Presumably, these were the people responsible for the recent crowd trouble, the fine for which City was still paying. The club chairman, Sir Bob Luckton (played by Timothy West), complained to the man from the FA, "the police stood around like lemons. At pounds 93 a lemon." West pulls off wonderfully the expression of the tough bluffer at the moment of his enfeeblement. He has surely beenstudying all the available videos of Premier League chairmen in action.

In the market for a new manager, Sir Bob reckoned he had tried just about everyone. "Big Jack, Big Ron, Big Mac." A short pause. "Graham Taylor." It brought home what was the biggest problem to beset Graham Taylor during his period as manager of England - apart from seeming not to have a clue, that is. Granted a name irreducible to a tag suggestive of fond awe, he could never be taken to heart.
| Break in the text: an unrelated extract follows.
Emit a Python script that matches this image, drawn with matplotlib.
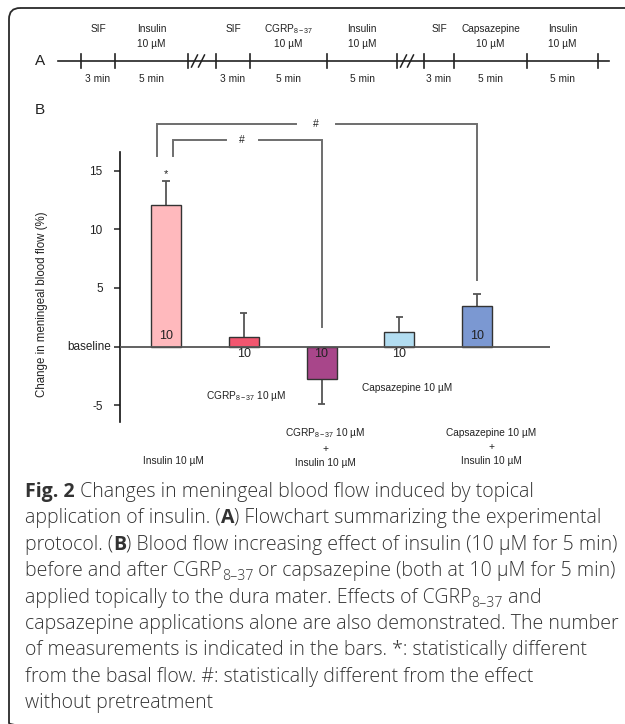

On top of all this, the film also included the best running gag involving someone dressed in a penguin suit since Bill Forsyth's Gregory's Girl. There, in the school scenes, a small and entirely irrelevant pupil totters into sight at irregular intervals, done up, for no clear reason, as a flightless bird. Its descendant in Eleven Men was the team's matchday mascot, first glimpsed flapping out of the tunnel behind the City side and later embroiled in a Cantona-style touchline incident. This latter induced tears of laughter, in no small measure because of the perfect Alan Hansen impression which accompanied its coverage. ("Dreadful . . . There's no excuse for what happens here . . . Bang, down goes the penguin.")

Here, still more than the bung business, was a feature of the modern game ripe for satirising. It is sometimes stated that football has been colonised by the middle classes - a dubious claim made normally by sociologists with limited match experience. Far more worrying - and staged with greater subterfuge - is the gradual take-over of the game by cuddly toys, which nowadays are at almost any ground before kick-off, waving dumbly. The gladiatorial solemnity of the players' entry into the arena gets somewhat undercut by the simultaneous arrival of a foam parrot, and any satirical initiative which comes down on this hard is welcomed.
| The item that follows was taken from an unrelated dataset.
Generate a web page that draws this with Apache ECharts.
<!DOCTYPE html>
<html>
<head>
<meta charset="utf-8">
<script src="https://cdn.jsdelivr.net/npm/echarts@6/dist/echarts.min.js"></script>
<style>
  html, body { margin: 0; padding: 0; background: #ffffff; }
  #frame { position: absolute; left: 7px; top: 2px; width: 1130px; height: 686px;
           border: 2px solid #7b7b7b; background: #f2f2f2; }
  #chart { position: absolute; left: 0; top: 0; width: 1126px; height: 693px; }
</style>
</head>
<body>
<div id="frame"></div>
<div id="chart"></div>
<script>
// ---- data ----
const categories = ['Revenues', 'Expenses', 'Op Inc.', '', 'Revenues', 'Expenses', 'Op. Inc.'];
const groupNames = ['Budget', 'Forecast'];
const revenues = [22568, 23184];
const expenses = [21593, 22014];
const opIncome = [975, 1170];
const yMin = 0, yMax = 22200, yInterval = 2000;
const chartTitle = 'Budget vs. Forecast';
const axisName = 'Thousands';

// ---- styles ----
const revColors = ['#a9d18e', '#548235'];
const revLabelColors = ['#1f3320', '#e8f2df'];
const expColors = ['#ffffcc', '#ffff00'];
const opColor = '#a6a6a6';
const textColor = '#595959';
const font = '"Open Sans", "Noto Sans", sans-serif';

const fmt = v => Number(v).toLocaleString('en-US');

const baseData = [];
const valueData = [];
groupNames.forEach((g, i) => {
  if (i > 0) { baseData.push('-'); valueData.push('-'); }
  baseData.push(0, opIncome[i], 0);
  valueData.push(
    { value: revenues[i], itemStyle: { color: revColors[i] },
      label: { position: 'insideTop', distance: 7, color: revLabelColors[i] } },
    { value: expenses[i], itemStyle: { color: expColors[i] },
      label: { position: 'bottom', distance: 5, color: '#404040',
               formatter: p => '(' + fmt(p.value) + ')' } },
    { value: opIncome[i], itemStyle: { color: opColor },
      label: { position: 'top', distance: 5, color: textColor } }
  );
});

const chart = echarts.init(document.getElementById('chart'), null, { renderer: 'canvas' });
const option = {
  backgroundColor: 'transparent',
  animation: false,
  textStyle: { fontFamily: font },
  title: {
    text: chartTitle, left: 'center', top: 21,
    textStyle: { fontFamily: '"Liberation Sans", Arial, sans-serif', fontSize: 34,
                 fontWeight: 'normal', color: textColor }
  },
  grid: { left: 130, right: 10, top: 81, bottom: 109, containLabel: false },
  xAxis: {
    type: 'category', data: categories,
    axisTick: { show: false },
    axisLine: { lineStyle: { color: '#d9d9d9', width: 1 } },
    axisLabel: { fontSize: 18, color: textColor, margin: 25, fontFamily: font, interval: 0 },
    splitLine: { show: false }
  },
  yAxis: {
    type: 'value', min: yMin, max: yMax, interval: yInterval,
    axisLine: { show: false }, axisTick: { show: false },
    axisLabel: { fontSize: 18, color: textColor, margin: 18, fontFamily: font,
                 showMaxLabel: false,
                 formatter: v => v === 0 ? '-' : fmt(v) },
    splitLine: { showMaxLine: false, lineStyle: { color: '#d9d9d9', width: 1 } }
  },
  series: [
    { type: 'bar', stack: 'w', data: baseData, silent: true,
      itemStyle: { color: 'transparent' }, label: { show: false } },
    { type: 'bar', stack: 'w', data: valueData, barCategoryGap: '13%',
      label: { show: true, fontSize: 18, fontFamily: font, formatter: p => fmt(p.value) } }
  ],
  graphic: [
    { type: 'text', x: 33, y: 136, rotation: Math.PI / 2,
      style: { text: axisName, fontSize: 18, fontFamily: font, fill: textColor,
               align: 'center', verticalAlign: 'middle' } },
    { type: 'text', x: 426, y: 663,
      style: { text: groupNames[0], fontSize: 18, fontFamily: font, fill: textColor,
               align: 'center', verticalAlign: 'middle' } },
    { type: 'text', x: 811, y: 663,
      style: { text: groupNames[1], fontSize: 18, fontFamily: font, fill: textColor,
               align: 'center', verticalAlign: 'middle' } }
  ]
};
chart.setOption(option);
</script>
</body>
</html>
Perhaps Eleven Men had its eye mainly on what are perceived to be larger issues. A list of grievances from the melancholy Ted Whitehead ("green referees, full-backs with number 38 on their backs") mentioned the infestation of "the people's game" by "trendies". This is another assertion now common in articles about "the state of football", but anyone who imagines contemporary stands as an uprooted cocktail bar or a large version of the fresh pasta section at Sainsbury's clearly isn't going to matches.

In any case, at Chelsea, for example, something like the opposite is true. It's well known that, during the club's early-1970s heyday, the stands were stocked with an above average number of celebrity fans, mostly actors or comedians. You couldn't get to the tea bar at half-time without squeezing past Lance Percival, Marty Feldman and entire casts of West End musicals. After years of attrition on the field, this is no longer the case. If any kind of class revolution has been staged at Stamford Bridge, it is one in which the people have wrestled the club from the stranglehold put on it by members of Equity.

The abiding message of Eleven Men was, above all, uplifting. If something succumbs this readily to satire, you know at least that it's alive. It is not long ago that the best you could do satirically with football was a skit on a post-match interview in which a sheepskin-coated manager or garishly suited striker would juggle the phrases "over the moon" and "sick as a parrot". Contrast the riches on offer to Eleven Men. In a quarter of a century the game has never been so interesting.